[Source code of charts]
────────────────────
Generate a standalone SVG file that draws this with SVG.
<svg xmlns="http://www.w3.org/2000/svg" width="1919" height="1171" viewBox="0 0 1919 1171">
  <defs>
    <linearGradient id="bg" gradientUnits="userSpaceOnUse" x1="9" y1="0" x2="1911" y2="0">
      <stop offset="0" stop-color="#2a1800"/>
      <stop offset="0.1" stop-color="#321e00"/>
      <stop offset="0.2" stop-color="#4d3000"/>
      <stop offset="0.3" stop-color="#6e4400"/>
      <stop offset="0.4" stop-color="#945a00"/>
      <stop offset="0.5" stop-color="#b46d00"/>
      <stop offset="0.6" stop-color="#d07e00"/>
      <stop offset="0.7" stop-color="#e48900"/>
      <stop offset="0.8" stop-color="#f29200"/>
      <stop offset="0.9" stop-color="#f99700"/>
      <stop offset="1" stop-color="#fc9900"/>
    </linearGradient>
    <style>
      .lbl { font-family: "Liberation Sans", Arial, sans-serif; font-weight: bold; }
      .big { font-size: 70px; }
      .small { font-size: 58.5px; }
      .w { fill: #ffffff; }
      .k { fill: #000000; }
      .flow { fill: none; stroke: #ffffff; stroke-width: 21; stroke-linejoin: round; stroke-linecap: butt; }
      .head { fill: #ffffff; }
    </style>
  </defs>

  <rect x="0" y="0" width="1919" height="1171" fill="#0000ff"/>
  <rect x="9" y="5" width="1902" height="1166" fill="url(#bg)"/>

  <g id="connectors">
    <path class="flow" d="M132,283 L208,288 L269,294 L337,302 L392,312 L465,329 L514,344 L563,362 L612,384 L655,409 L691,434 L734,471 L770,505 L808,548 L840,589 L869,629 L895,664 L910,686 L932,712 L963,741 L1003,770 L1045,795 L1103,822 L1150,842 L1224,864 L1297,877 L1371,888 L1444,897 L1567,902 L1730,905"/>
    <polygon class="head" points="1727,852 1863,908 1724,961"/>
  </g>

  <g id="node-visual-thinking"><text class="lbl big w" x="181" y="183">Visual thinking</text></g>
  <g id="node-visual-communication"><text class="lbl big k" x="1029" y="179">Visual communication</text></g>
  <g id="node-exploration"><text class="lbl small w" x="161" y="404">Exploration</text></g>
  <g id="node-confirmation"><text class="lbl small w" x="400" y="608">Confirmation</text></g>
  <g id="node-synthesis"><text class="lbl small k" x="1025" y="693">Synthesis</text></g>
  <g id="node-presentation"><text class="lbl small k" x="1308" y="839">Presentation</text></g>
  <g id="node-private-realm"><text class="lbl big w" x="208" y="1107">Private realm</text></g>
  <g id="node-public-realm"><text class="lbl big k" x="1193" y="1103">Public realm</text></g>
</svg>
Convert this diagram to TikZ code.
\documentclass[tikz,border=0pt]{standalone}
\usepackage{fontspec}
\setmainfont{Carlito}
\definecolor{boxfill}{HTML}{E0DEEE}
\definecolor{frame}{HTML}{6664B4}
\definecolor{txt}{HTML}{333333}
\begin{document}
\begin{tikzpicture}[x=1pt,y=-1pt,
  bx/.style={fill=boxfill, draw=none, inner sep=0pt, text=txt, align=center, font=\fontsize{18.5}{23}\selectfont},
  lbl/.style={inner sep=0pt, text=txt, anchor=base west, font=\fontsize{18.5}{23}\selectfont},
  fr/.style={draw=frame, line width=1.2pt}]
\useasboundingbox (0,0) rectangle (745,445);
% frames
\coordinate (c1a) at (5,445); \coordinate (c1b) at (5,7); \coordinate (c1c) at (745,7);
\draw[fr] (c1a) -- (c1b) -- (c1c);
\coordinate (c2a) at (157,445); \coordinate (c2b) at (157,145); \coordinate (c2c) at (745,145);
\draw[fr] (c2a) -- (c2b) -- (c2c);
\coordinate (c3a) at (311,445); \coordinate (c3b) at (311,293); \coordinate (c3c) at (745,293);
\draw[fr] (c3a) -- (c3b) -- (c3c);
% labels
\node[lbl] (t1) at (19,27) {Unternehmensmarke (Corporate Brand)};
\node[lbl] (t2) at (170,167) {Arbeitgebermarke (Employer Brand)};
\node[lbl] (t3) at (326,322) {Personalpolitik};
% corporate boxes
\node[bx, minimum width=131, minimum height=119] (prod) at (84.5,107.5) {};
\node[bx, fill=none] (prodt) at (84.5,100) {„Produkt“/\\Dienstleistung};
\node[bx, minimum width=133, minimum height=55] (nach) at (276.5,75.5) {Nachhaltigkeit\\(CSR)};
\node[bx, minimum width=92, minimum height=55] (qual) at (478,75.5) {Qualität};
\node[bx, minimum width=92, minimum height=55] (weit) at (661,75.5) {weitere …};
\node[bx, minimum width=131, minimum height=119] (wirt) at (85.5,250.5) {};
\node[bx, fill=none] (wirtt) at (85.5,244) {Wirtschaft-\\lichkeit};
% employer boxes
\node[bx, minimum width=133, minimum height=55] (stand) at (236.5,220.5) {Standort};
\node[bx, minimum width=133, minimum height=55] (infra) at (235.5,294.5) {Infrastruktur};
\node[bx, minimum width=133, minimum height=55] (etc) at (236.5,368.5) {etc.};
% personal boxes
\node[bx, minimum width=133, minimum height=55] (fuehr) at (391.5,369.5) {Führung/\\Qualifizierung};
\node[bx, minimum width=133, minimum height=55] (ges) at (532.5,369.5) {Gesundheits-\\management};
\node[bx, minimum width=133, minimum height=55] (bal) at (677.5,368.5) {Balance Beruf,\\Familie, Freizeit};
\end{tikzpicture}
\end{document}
────────────────────
In full and verbatim, repeat the records given above.

Generate a standalone SVG file that draws this with SVG.
<svg xmlns="http://www.w3.org/2000/svg" width="1919" height="1171" viewBox="0 0 1919 1171">
  <defs>
    <linearGradient id="bg" gradientUnits="userSpaceOnUse" x1="9" y1="0" x2="1911" y2="0">
      <stop offset="0" stop-color="#2a1800"/>
      <stop offset="0.1" stop-color="#321e00"/>
      <stop offset="0.2" stop-color="#4d3000"/>
      <stop offset="0.3" stop-color="#6e4400"/>
      <stop offset="0.4" stop-color="#945a00"/>
      <stop offset="0.5" stop-color="#b46d00"/>
      <stop offset="0.6" stop-color="#d07e00"/>
      <stop offset="0.7" stop-color="#e48900"/>
      <stop offset="0.8" stop-color="#f29200"/>
      <stop offset="0.9" stop-color="#f99700"/>
      <stop offset="1" stop-color="#fc9900"/>
    </linearGradient>
    <style>
      .lbl { font-family: "Liberation Sans", Arial, sans-serif; font-weight: bold; }
      .big { font-size: 70px; }
      .small { font-size: 58.5px; }
      .w { fill: #ffffff; }
      .k { fill: #000000; }
      .flow { fill: none; stroke: #ffffff; stroke-width: 21; stroke-linejoin: round; stroke-linecap: butt; }
      .head { fill: #ffffff; }
    </style>
  </defs>

  <rect x="0" y="0" width="1919" height="1171" fill="#0000ff"/>
  <rect x="9" y="5" width="1902" height="1166" fill="url(#bg)"/>

  <g id="connectors">
    <path class="flow" d="M132,283 L208,288 L269,294 L337,302 L392,312 L465,329 L514,344 L563,362 L612,384 L655,409 L691,434 L734,471 L770,505 L808,548 L840,589 L869,629 L895,664 L910,686 L932,712 L963,741 L1003,770 L1045,795 L1103,822 L1150,842 L1224,864 L1297,877 L1371,888 L1444,897 L1567,902 L1730,905"/>
    <polygon class="head" points="1727,852 1863,908 1724,961"/>
  </g>

  <g id="node-visual-thinking"><text class="lbl big w" x="181" y="183">Visual thinking</text></g>
  <g id="node-visual-communication"><text class="lbl big k" x="1029" y="179">Visual communication</text></g>
  <g id="node-exploration"><text class="lbl small w" x="161" y="404">Exploration</text></g>
  <g id="node-confirmation"><text class="lbl small w" x="400" y="608">Confirmation</text></g>
  <g id="node-synthesis"><text class="lbl small k" x="1025" y="693">Synthesis</text></g>
  <g id="node-presentation"><text class="lbl small k" x="1308" y="839">Presentation</text></g>
  <g id="node-private-realm"><text class="lbl big w" x="208" y="1107">Private realm</text></g>
  <g id="node-public-realm"><text class="lbl big k" x="1193" y="1103">Public realm</text></g>
</svg>
Convert this diagram to TikZ code.
\documentclass[tikz,border=0pt]{standalone}
\usepackage{fontspec}
\setmainfont{Carlito}
\definecolor{boxfill}{HTML}{E0DEEE}
\definecolor{frame}{HTML}{6664B4}
\definecolor{txt}{HTML}{333333}
\begin{document}
\begin{tikzpicture}[x=1pt,y=-1pt,
  bx/.style={fill=boxfill, draw=none, inner sep=0pt, text=txt, align=center, font=\fontsize{18.5}{23}\selectfont},
  lbl/.style={inner sep=0pt, text=txt, anchor=base west, font=\fontsize{18.5}{23}\selectfont},
  fr/.style={draw=frame, line width=1.2pt}]
\useasboundingbox (0,0) rectangle (745,445);
% frames
\coordinate (c1a) at (5,445); \coordinate (c1b) at (5,7); \coordinate (c1c) at (745,7);
\draw[fr] (c1a) -- (c1b) -- (c1c);
\coordinate (c2a) at (157,445); \coordinate (c2b) at (157,145); \coordinate (c2c) at (745,145);
\draw[fr] (c2a) -- (c2b) -- (c2c);
\coordinate (c3a) at (311,445); \coordinate (c3b) at (311,293); \coordinate (c3c) at (745,293);
\draw[fr] (c3a) -- (c3b) -- (c3c);
% labels
\node[lbl] (t1) at (19,27) {Unternehmensmarke (Corporate Brand)};
\node[lbl] (t2) at (170,167) {Arbeitgebermarke (Employer Brand)};
\node[lbl] (t3) at (326,322) {Personalpolitik};
% corporate boxes
\node[bx, minimum width=131, minimum height=119] (prod) at (84.5,107.5) {};
\node[bx, fill=none] (prodt) at (84.5,100) {„Produkt“/\\Dienstleistung};
\node[bx, minimum width=133, minimum height=55] (nach) at (276.5,75.5) {Nachhaltigkeit\\(CSR)};
\node[bx, minimum width=92, minimum height=55] (qual) at (478,75.5) {Qualität};
\node[bx, minimum width=92, minimum height=55] (weit) at (661,75.5) {weitere …};
\node[bx, minimum width=131, minimum height=119] (wirt) at (85.5,250.5) {};
\node[bx, fill=none] (wirtt) at (85.5,244) {Wirtschaft-\\lichkeit};
% employer boxes
\node[bx, minimum width=133, minimum height=55] (stand) at (236.5,220.5) {Standort};
\node[bx, minimum width=133, minimum height=55] (infra) at (235.5,294.5) {Infrastruktur};
\node[bx, minimum width=133, minimum height=55] (etc) at (236.5,368.5) {etc.};
% personal boxes
\node[bx, minimum width=133, minimum height=55] (fuehr) at (391.5,369.5) {Führung/\\Qualifizierung};
\node[bx, minimum width=133, minimum height=55] (ges) at (532.5,369.5) {Gesundheits-\\management};
\node[bx, minimum width=133, minimum height=55] (bal) at (677.5,368.5) {Balance Beruf,\\Familie, Freizeit};
\end{tikzpicture}
\end{document}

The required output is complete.